LG Chem, a major lithium-ion battery supplier, is considering to hold off its plans to spin off its battery business this year. The South Korean battery division of LG said Monday that it seems unlikely that it would push ahead with its separation as the number of coronavirus infections continues to rise.
Due to growing hurdles and uncertainties about the company, LG Chem’s task force team responsible for the division spin-off concluded last week that the plan would not profit.
LG Chem reported last year in a regulatory filing that the battery maker was looking into enhancing the competitive edge of its battery business. The company’s report answered the local media’s speculation about the possibility of a spin-off.
Last year, LG Chem supposedly planned to launch the spin-off of the division by July this year. The entire group’s battery business is considered as a very promising profit generator given the company’s client list, such as EV maker Lucid Motors and Tesla.

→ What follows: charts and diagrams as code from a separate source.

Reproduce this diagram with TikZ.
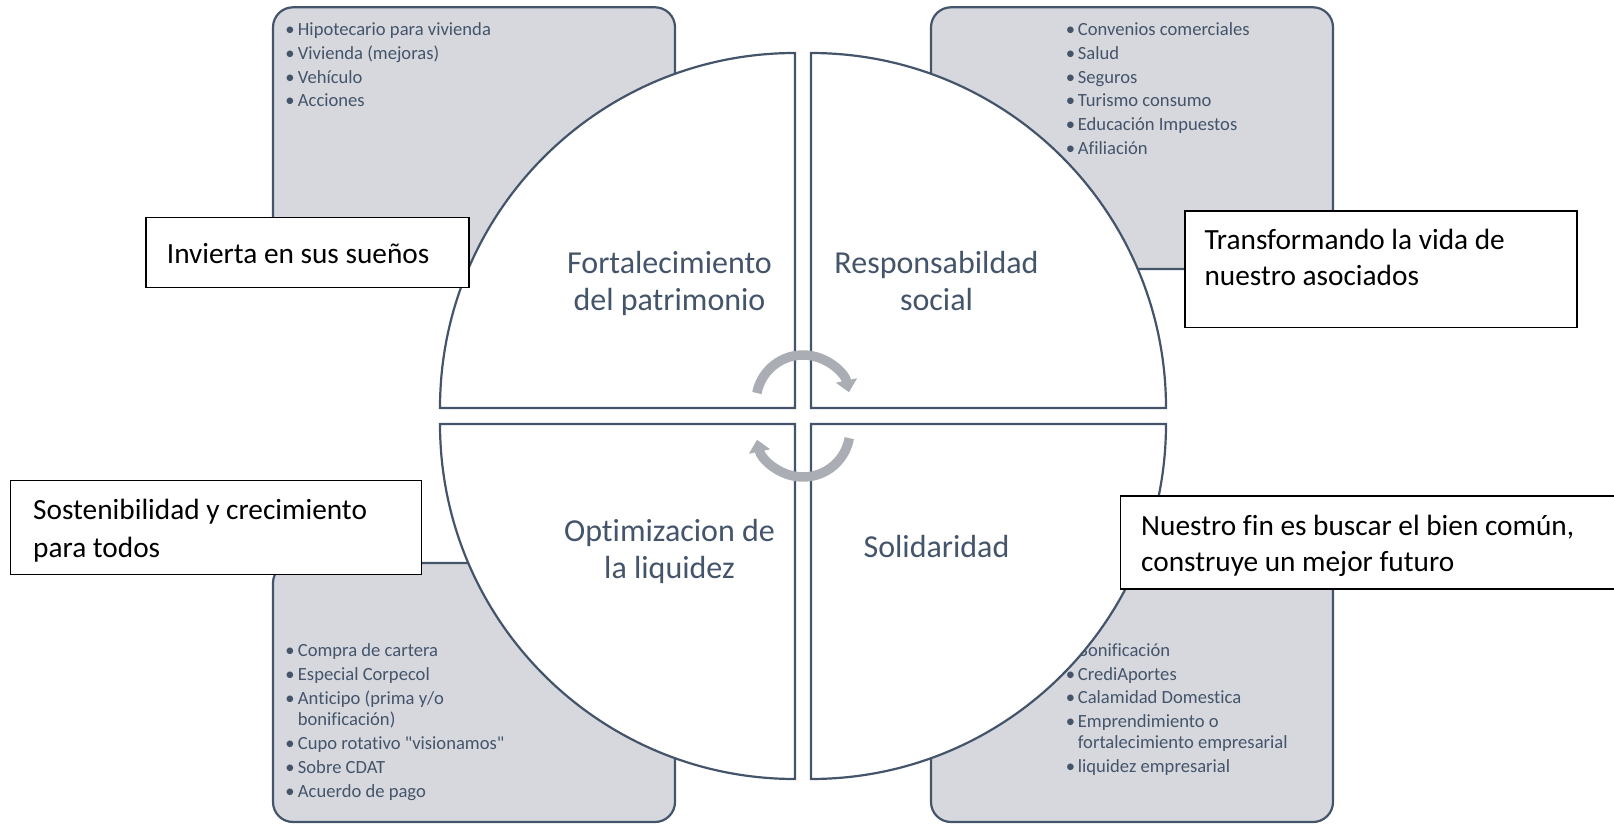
\documentclass[tikz,border=0pt]{standalone}
\usepackage{fontspec}
\setmainfont{Carlito}[Ligatures={TeXOff,NoCommon,NoContextual},Contextuals=NoAlternate]
\usetikzlibrary{arrows.meta}
\definecolor{slate}{RGB}{68,84,106}
\definecolor{panelgray}{RGB}{214,216,221}
\definecolor{cyclegray}{RGB}{170,173,180}

\begin{document}
\begin{tikzpicture}[x=1pt,y=1pt,yscale=-1,
    panel/.style={draw=slate,fill=panelgray,line width=2.2pt,rounded corners=20pt},
    pie/.style={draw=slate,fill=white,line width=2.2pt},
    item/.style={text=slate,font=\fontsize{18.6}{20.8}\selectfont,inner sep=0pt,anchor=base west},
    dot/.style={item,anchor=base},
    title/.style={text=slate,font=\fontsize{32}{36.5}\selectfont,align=center,inner sep=0pt,anchor=north},
    note/.style={draw=black,fill=white,line width=1.1pt},
    notetext/.style={font=\fontsize{29.3}{36}\selectfont,align=left,inner sep=0pt,anchor=north west},
    turn/.style={draw=cyclegray,line width=9.5pt,-{Triangle[width=21pt,length=12pt]}}]

\useasboundingbox (0,0) rectangle (1614,826);

% corner panels
\draw[panel] (273,7.3) rectangle (675,269);
\draw[panel] (931,7.3) rectangle (1333,269);
\draw[panel] (273,563) rectangle (675,822);
\draw[panel] (931,563) rectangle (1333,822);

% panel lists (1 = with bullet)
\foreach \y/\b/\t [count=\i] in {35.7/1/Hipotecario para vivienda, 59.4/1/Vivienda (mejoras),
    83.1/1/Vehículo, 106.8/1/Acciones}{
  \ifnum\b=1 \node[dot] (tldot\i) at (290,\y) {•};\fi
  \node[item] (tl\i) at (297.7,\y) {\t};
}
\foreach \y/\b/\t [count=\i] in {35.7/1/Convenios comerciales, 59.4/1/Salud, 83.1/1/Seguros,
    106.8/1/Turismo consumo, 130.5/1/Educación Impuestos, 154.2/1/Afiliación}{
  \ifnum\b=1 \node[dot] (trdot\i) at (1070.5,\y) {•};\fi
  \node[item] (tr\i) at (1077.7,\y) {\t};
}
\foreach \y/\b/\t [count=\i] in {656.5/1/Compra de cartera, 680.4/1/Especial Corpecol,
    704.1/1/{Anticipo (prima y/o}, 725.2/0/bonificación), 749.4/1/Cupo rotativo "visionamos",
    773.1/1/Sobre CDAT, 797/1/Acuerdo de pago}{
  \ifnum\b=1 \node[dot] (bldot\i) at (290,\y) {•};\fi
  \node[item] (bl\i) at (297.7,\y) {\t};
}
\foreach \y/\b/\t [count=\i] in {656.5/1/Bonificación, 680.2/1/CrediAportes,
    703.8/1/Calamidad Domestica, 727.5/1/Emprendimiento o,
    748.5/0/fortalecimiento empresarial, 772/1/liquidez empresarial}{
  \ifnum\b=1 \node[dot] (brdot\i) at (1070.5,\y) {•};\fi
  \node[item] (br\i) at (1077.7,\y) {\t};
}

% quarter circles
\draw[pie] (795,408) -- (440,408) arc(180:270:355) -- cycle;
\draw[pie] (811,408) -- (811,53) arc(270:360:355) -- cycle;
\draw[pie] (811,424) -- (1166,424) arc(0:90:355) -- cycle;
\draw[pie] (795,424) -- (795,779) arc(90:180:355) -- cycle;

\node[title] (patrimonio) at (669.5,251.5) {Fortalecimiento\\del patrimonio};
\node[title] (social) at (936.5,251.5) {Responsabildad\\social};
\node[title] (liquidez) at (669.5,519.5) {Optimizacion de\\la liquidez};
\node[title] (solidaridad) at (936.5,535) {Solidaridad};

% cycle arrows
\draw[turn] (803,402) ++(191:47) arc(191:348:47);
\draw[turn] (803,430) ++(10:47) arc(10:168:47);

% text boxes
\draw[note] (146,217.3) rectangle (469,287.3);
\node[notetext] (dreams) at (166.7,243.5) {Invierta en sus sueños};
\draw[note] (1185,211) rectangle (1577,327.3);
\node[notetext] (transform) at (1204.3,229) {Transformando la vida de\\nuestro asociados};
\draw[note] (10.3,480.7) rectangle (421.7,574.3);
\node[notetext,font=\fontsize{29.3}{38.5}\selectfont] (sustain) at (33,498.5) {Sostenibilidad y crecimiento\\para todos};
\draw[note] (1120.7,496) rectangle (1620,589);
\node[notetext] (common) at (1141,515) {Nuestro fin es buscar el bien común,\\construye un mejor futuro};
\end{tikzpicture}
\end{document}
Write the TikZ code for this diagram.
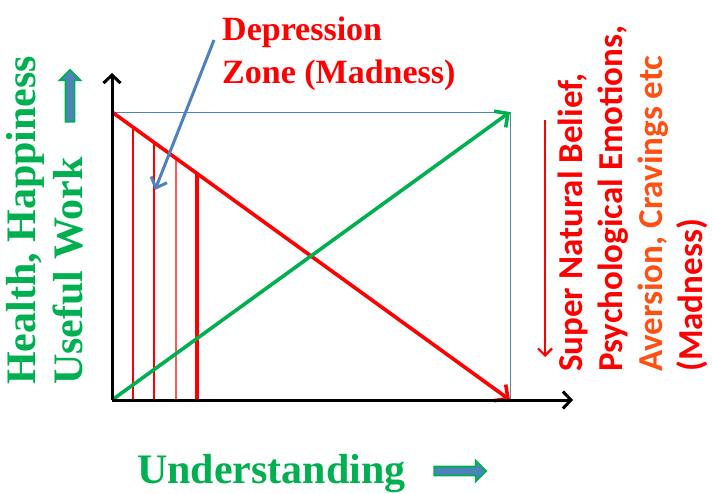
\documentclass[tikz,border=0pt]{standalone}
\usepackage{fontspec}
\setmainfont{Liberation Serif}
\newfontfamily\calibri{Carlito}
\usetikzlibrary{arrows.meta,shapes.arrows}
\definecolor{okgreen}{RGB}{0,176,80}
\definecolor{okblue}{RGB}{79,129,189}
\definecolor{okorange}{RGB}{255,80,20}
\definecolor{palered}{RGB}{255,90,90}

\begin{document}
\begin{tikzpicture}[x=1pt,y=-1pt,
	axis/.style={line width=3pt,-{Straight Barb[length=8pt,width=17pt]}},
	fatarrow/.style={single arrow,draw=okgreen,fill=okblue,line width=1.8pt,
		inner sep=3.5pt,single arrow head extend=6pt,minimum height=52pt}]
\useasboundingbox (0,0) rectangle (712,493);
%
	\coordinate (O) at (112,400);
	\coordinate (ytop) at (112,73);
	\coordinate (xend) at (573,400);
	\coordinate (TL) at (112,112);
	\coordinate (BR) at (510,400);
	\coordinate (TR) at (510,112);
%
	\draw[okblue,line width=1pt] (TL) rectangle (BR);
	\foreach \x/\c/\w in {133/red/1.8pt,154/red/1.8pt,176/palered/1.8pt,197/red/3.2pt}
		\draw[\c,line width=\w] (\x,400) -- (\x,{112+(\x-112)/398*288});
	\draw[red,line width=3.6pt,-{Straight Barb[length=10pt,width=20pt]}] (TL) -- (BR);
	\draw[okgreen,line width=3.6pt,-{Straight Barb[length=10pt,width=20pt]}] (O) -- (TR);
	\draw[axis] (O) -- (ytop);
	\draw[axis] (O) -- (xend);
%
	\node[red,font=\fontsize{34}{43}\selectfont\bfseries,align=left,anchor=base west,inner sep=0]
		(zonetext) at (222,83) {Depression\\Zone (Madness)};
	\coordinate (ptr) at (155,190);
	\draw[okblue,line width=3pt,-{Straight Barb[length=9pt,width=17pt]}] (214,40) -- (ptr);
%
	\node[okgreen,font=\fontsize{42}{47}\selectfont\bfseries,align=left,rotate=90,
		anchor=base west,inner sep=0] (health) at (82,385) {Health, Happiness\\Useful Work};
	\node[fatarrow,rotate=90] (up) at (70,98) {};
%
	\node[okgreen,font=\fontsize{42}{47}\selectfont\bfseries,anchor=base west,inner sep=0]
		(under) at (137,483) {Understanding};
	\node[fatarrow] (right) at (458,471) {};
%
	\coordinate (dtop) at (545,120);
	\coordinate (dbot) at (545,357);
	\draw[red,line width=2.2pt,-{Straight Barb[length=7pt,width=14pt]}] (dtop) -- (dbot);
	\node[red,font=\fontsize{35}{40}\selectfont\calibri\bfseries,align=left,rotate=90,
		anchor=base west,inner sep=0] (madness) at (702,372)
		{Super Natural Belief,\\Psychological Emotions,\\\textcolor{okorange}{Aversion, Cravings etc}\\(Madness)};
%
\end{tikzpicture}
\end{document}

Considering the promising growth and industry potential of the subsidiary, LG Chem planned to make an integrated unit expanding its investments to encompass batteries for handsets and rapidly increase its EV lithium-battery production to meet demands. The company also rumored to go for an initial public offering (IPO) to attract sufficient investment to sustain its battery business.
Auto Industry
The coronavirus’s impact in the local and global automotive market has been causing disruptions in parts supply and model production. Also, the auto industry’s dependence on petrochemical and the chemical industry created an environment of uncertainty, pressuring major carmakers’ profits and cash generation.
The industry expects further capacity cuts as the number of people testing positive for the virus and affected nations rise. According to the China Passenger Car Association, automotive sales in China dropped 80 percent in February compared to a year earlier.
On March 3, LG Chem announced its plan to acquire a home appliance assembly plant from Poland-based tech firm Vestel to increase battery production in the country.
The company said that it would ramp up its total production capacity to 120 gigawatt-hours by the end of the year.
Despite the positive potential for growth, LG Chem suffers from lower-than-expected profit margins because of significant investment in production infrastructure.
In 2019, LG Chem’s battery division reported 8.34 trillion won ($7 billion) and an operating loss of 454.3 billion won ($381 million).
According to a company official, regarding the prospect of a spin-off, LG Chem hasn’t officially confirmed any details.